"""
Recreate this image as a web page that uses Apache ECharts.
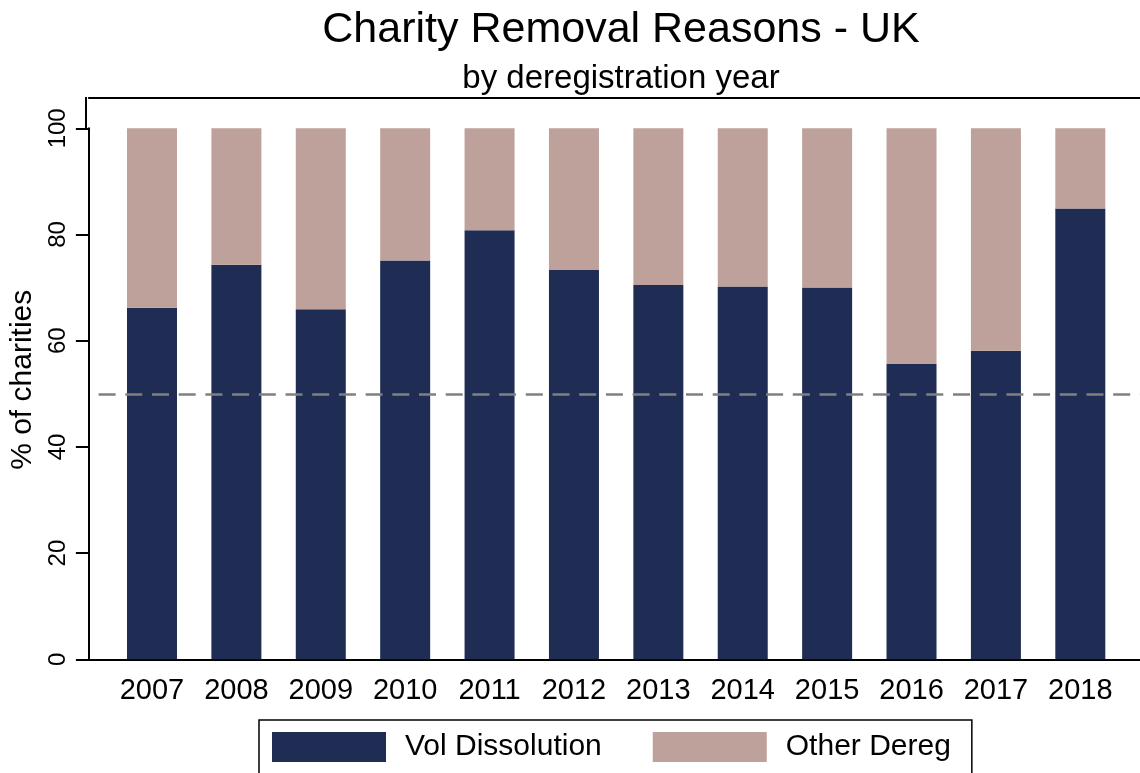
<!DOCTYPE html>
<html>
<head>
<meta charset="utf-8">
<script src="https://cdn.jsdelivr.net/npm/echarts@6/dist/echarts.min.js"></script>
<style>html,body{margin:0;padding:0;background:#fff;}#c{width:1140px;height:773px;}</style>
</head>
<body>
<div id="c"></div>
<script>
var years = ['2007','2008','2009','2010','2011','2012','2013','2014','2015','2016','2017','2018'];
var volDissolution = [66.2, 74.3, 65.9, 75.1, 80.8, 73.3, 70.5, 70.2, 70.0, 55.6, 58.1, 84.9];
var otherDereg = [33.8, 25.7, 34.1, 24.9, 19.2, 26.7, 29.5, 29.8, 30.0, 44.4, 41.9, 15.1];
var yTicks = [0, 20, 40, 60, 80, 100];
var refValue = 50;

var FONT = "'Liberation Sans', Arial, sans-serif";
var chart = echarts.init(document.getElementById('c'));
chart.setOption({
  backgroundColor: '#fff',
  animation: false,
  textStyle: {fontFamily: FONT},
  title: [
    {text: 'Charity Removal Reasons - UK', left: 616, top: 4, textAlign: 'center',
     textStyle: {fontFamily: FONT, fontSize: 43, fontWeight: 'normal', color: '#000'}},
    {text: 'by deregistration year', left: 616, top: 57, textAlign: 'center',
     textStyle: {fontFamily: FONT, fontSize: 33, fontWeight: 'normal', color: '#000'}}
  ],
  graphic: [
    {type: 'line', silent: true, shape: {x1: 86, y1: 97, x2: 86, y2: 129},
     style: {stroke: '#000', lineWidth: 2}}
  ],
  legend: {
    left: 259, top: 720,
    padding: [12, 21, 20, 13],
    borderColor: '#000', borderWidth: 1.5,
    itemWidth: 114, itemHeight: 30, itemGap: 51,
    icon: 'rect',
    textStyle: {fontFamily: FONT, fontSize: 30, color: '#000', padding: [0, 0, 0, 14]},
    data: ['Vol Dissolution', 'Other Dereg']
  },
  grid: [
    {left: 86, right: -10, top: 128.3, bottom: 113.7},
    {left: 109.8, right: 17.5, top: 128.3, bottom: 113.7}
  ],
  xAxis: [
    {type: 'value', gridIndex: 0, min: 0, max: 1,
     axisLine: {show: true, lineStyle: {color: '#000', width: 2}},
     axisTick: {show: false}, axisLabel: {show: false}, splitLine: {show: false}},
    {type: 'value', gridIndex: 0, min: 0, max: 1, position: 'top', offset: 30.3,
     axisLine: {show: true, onZero: false, lineStyle: {color: '#000', width: 2}},
     axisTick: {show: false}, axisLabel: {show: false}, splitLine: {show: false}},
    {type: 'category', gridIndex: 1, data: years,
     axisLine: {show: false}, axisTick: {show: false},
     axisLabel: {fontFamily: FONT, fontSize: 29, color: '#000', margin: 17}}
  ],
  yAxis: [
    {type: 'value', gridIndex: 0, min: 0, max: 100, interval: 20,
     name: '% of charities', nameLocation: 'middle', nameGap: 46,
     nameTextStyle: {fontFamily: FONT, fontSize: 30, color: '#000', padding: [0, 0, 0, 28]},
     axisLine: {show: true, lineStyle: {color: '#000', width: 2}},
     axisTick: {show: true, length: 13, lineStyle: {color: '#000', width: 2}},
     axisLabel: {rotate: 90, fontFamily: FONT, fontSize: 24, color: '#000', margin: 19},
     splitLine: {show: false}},
    {type: 'value', gridIndex: 1, min: 0, max: 100, show: false}
  ],
  series: [
    {type: 'line', xAxisIndex: 0, yAxisIndex: 0, data: [], silent: true, z: 1,
     markLine: {silent: true, symbol: 'none', label: {show: false},
       lineStyle: {color: '#808080', width: 2.5, type: [17, 9.7], dashOffset: 17},
       data: [{yAxis: refValue}]}},
    {name: 'Vol Dissolution', type: 'bar', stack: 'a', xAxisIndex: 2, yAxisIndex: 1,
     data: volDissolution, barWidth: 50, z: 3,
     itemStyle: {color: '#1f2d55'}},
    {name: 'Other Dereg', type: 'bar', stack: 'a', xAxisIndex: 2, yAxisIndex: 1,
     data: otherDereg, barWidth: 50, z: 3,
     itemStyle: {color: '#bea19a'}}
  ]
});
</script>
</body>
</html>
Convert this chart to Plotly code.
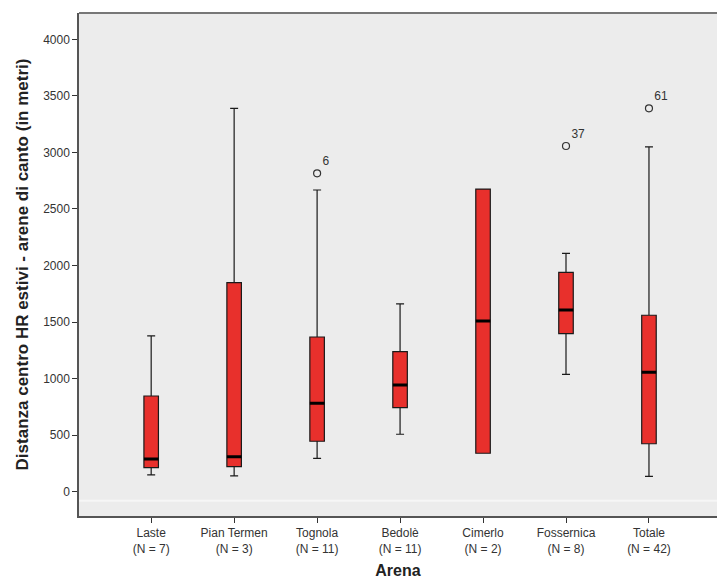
import plotly.graph_objects as go

categories = ["Laste", "Pian Termen", "Tognola", "Bedolè", "Cimerlo", "Fossernica", "Totale"]
n_counts = [7, 3, 11, 11, 2, 8, 42]
lower_whisker = [148, 139, 295, 508, 340, 1038, 136]
q1 = [212, 221, 446, 743, 340, 1397, 424]
median = [289, 309, 782, 943, 1509, 1607, 1056]
q3 = [846, 1848, 1368, 1238, 2676, 1940, 1560]
upper_whisker = [1377, 3390, 2668, 1660, 2676, 2108, 3050]

outlier_cats = ["Tognola", "Fossernica", "Totale"]
outlier_vals = [2815, 3057, 3390]
outlier_ids = ["6", "37", "61"]

tick_labels = [f"{c}<br>(N = {n})" for c, n in zip(categories, n_counts)]

FONT = "Liberation Sans, Arial, sans-serif"

fig = go.Figure()
fig.add_trace(go.Box(
    x=categories, q1=q1, median=median, q3=q3,
    lowerfence=lower_whisker, upperfence=upper_whisker,
    fillcolor="#e8302c", line=dict(color="#1a1a1a", width=1.2),
    whiskerwidth=0.55, boxpoints=False, showlegend=False, hoverinfo="skip",
))
# thick median bars
fig.add_trace(go.Box(
    x=categories, q1=median, median=median, q3=median,
    lowerfence=median, upperfence=median,
    fillcolor="rgba(0,0,0,0)", line=dict(color="#000000", width=3),
    whiskerwidth=0, boxpoints=False, showlegend=False, hoverinfo="skip",
))
fig.add_trace(go.Scatter(
    x=outlier_cats, y=outlier_vals, mode="markers+text",
    text=outlier_ids, textposition="top right",
    textfont=dict(family=FONT, size=12, color="#333333"),
    marker=dict(symbol="circle-open", size=7, color="#333333", line=dict(width=1.2)),
    showlegend=False, hoverinfo="skip", cliponaxis=False,
))

fig.update_layout(
    width=720, height=580,
    margin=dict(l=79, r=3, t=13, b=64),
    paper_bgcolor="white", plot_bgcolor="#ececec",
    boxmode="overlay", boxgap=0.75,
    font=dict(family=FONT, color="#333333"),
)
fig.update_xaxes(
    type="category", categoryorder="array", categoryarray=categories,
    tickmode="array", tickvals=categories, ticktext=tick_labels,
    tickfont=dict(size=12, color="#333333"),
    ticks="outside", ticklen=5, tickcolor="#333333",
    showline=True, linecolor="#555555", linewidth=1.5, mirror=False,
    showgrid=False, zeroline=False,
    range=[-0.87, 6.82],
    title=dict(text="<b>Arena</b>", font=dict(size=16, color="#222222"), standoff=10),
)
fig.update_yaxes(
    range=[-215, 4233],
    tickmode="array", tickvals=list(range(0, 4001, 500)),
    tickfont=dict(size=12, color="#333333"),
    ticks="outside", ticklen=5, tickcolor="#333333",
    showline=True, linecolor="#555555", linewidth=1.5,
    showgrid=False, zeroline=False,
    title=dict(text="<b>Distanza centro HR estivi - arene di canto (in metri)</b>",
               font=dict(size=17, color="#222222"), standoff=10),
)
fig.add_shape(type="line", xref="paper", yref="paper", x0=0, x1=1, y0=1, y1=1,
              line=dict(color="#777777", width=2))
fig.add_shape(type="line", xref="paper", yref="y", x0=0, x1=1, y0=-80, y1=-80,
              line=dict(color="#f6f6f6", width=2), layer="below")

fig.write_html("out.html")
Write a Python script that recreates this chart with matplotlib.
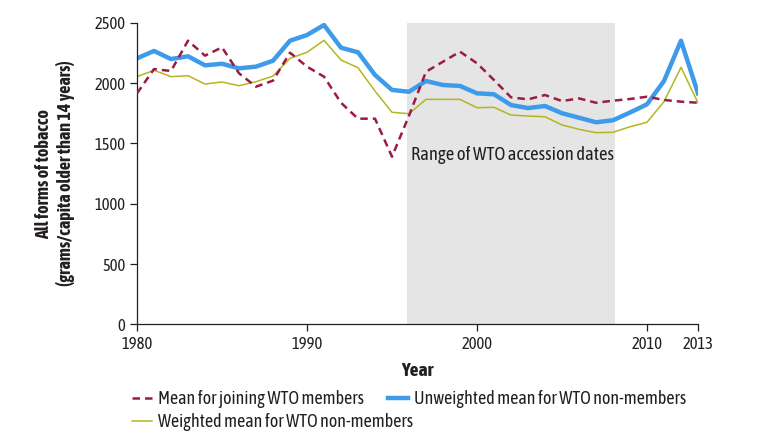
import numpy as np
import matplotlib
matplotlib.use('Agg')
import matplotlib.pyplot as plt

plt.rcParams['font.family'] = ['Asap Condensed', 'DejaVu Sans']

years = np.arange(1980, 2014)

# mean for joining WTO members
joining = [1915, 2116, 2100, 2351, 2227, 2296, 2081, 1970, 2020, 2252,
           2136, 2053, 1837, 1705, 1705, 1390, 1730, 2094, 2177, 2260,
           2164, 2025, 1882, 1865, 1901, 1851, 1873, 1837, 1854, 1868,
           1887, 1860, 1846, 1837]

# unweighted mean for non-members
unweighted = [2205, 2266, 2199, 2222, 2147, 2160, 2122, 2136, 2185, 2351,
              2398, 2481, 2293, 2255, 2067, 1943, 1928, 2017, 1984, 1976,
              1915, 1907, 1818, 1793, 1810, 1750, 1713, 1675, 1692, 1756,
              1824, 2017, 2351, 1915]

# weighted mean for non-members
weighted = [2053, 2106, 2053, 2061, 1992, 2009, 1978, 2011, 2058, 2205,
            2255, 2354, 2191, 2127, 1934, 1758, 1746, 1865, 1865, 1865,
            1796, 1799, 1735, 1727, 1721, 1653, 1617, 1589, 1592, 1638,
            1675, 1846, 2130, 1837]

wto_range = (1995.9, 2008.1)
xticks = [1980, 1990, 2000, 2010, 2013]
yticks = [0, 500, 1000, 1500, 2000, 2500]

fig = plt.figure(figsize=(7.71, 4.41), dpi=100)
ax = fig.add_axes([0.1777, 0.2642, 0.7276, 0.6843])

ax.axvspan(wto_range[0], wto_range[1], color='#e5e5e5', lw=0, zorder=0)
ax.text(wto_range[0] + 0.2, 1400, 'Range of WTO accession dates',
        fontsize=13.3, va='center', ha='left', color='#231f20')

l1, = ax.plot(years, joining, color='#9b1b45', lw=1.8, ls=(0, (3, 2)),
              label='Mean for joining WTO members', zorder=3)
l2, = ax.plot(years, unweighted, color='#3d9be9', lw=3.2,
              label='Unweighted mean for WTO non-members', zorder=2)
l3, = ax.plot(years, weighted, color='#b5b520', lw=1.1,
              label='Weighted mean for WTO non-members', zorder=2)

ax.set_xlim(1980, 2013)
ax.set_ylim(0, 2500)
ax.set_xticks(xticks)
ax.set_yticks(yticks)
ax.spines['top'].set_visible(False)
ax.spines['right'].set_visible(False)
for s in ['left', 'bottom']:
    ax.spines[s].set_color('#231f20')
    ax.spines[s].set_linewidth(0.9)
ax.tick_params(direction='out', length=5, width=0.9, colors='#231f20',
               labelsize=12)

ax.set_xlabel('Year', fontsize=14, fontweight='bold', color='#231f20', labelpad=6)
ax.set_ylabel('All forms of tobacco\n(grams/capita older than 14 years)',
              fontsize=13, fontweight='bold', color='#231f20', labelpad=14,
              multialignment='center')

leg_kw = dict(loc='upper left', frameon=False, fontsize=13, handlelength=1.1,
              handletextpad=0.36, labelspacing=0.3, borderpad=0,
              borderaxespad=0, labelcolor='#231f20')
fig.legend([l1, l3], [l1.get_label(), l3.get_label()],
           bbox_to_anchor=(0.1708, 0.116), **leg_kw)
fig.legend([l2], [l2.get_label()], bbox_to_anchor=(0.5032, 0.116), **leg_kw)

plt.savefig('out.png', dpi=100)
"""
Given request: Taking the entries above, extract every line from the one bearing "Write a Python" through the one bearing "1887, 1860, 1846, 1837]", exactly, with no pictures.

Reply to the exercise:
Write a Python script that recreates this chart with matplotlib.
import numpy as np
import matplotlib
matplotlib.use('Agg')
import matplotlib.pyplot as plt

plt.rcParams['font.family'] = ['Asap Condensed', 'DejaVu Sans']

years = np.arange(1980, 2014)

# mean for joining WTO members
joining = [1915, 2116, 2100, 2351, 2227, 2296, 2081, 1970, 2020, 2252,
           2136, 2053, 1837, 1705, 1705, 1390, 1730, 2094, 2177, 2260,
           2164, 2025, 1882, 1865, 1901, 1851, 1873, 1837, 1854, 1868,
           1887, 1860, 1846, 1837]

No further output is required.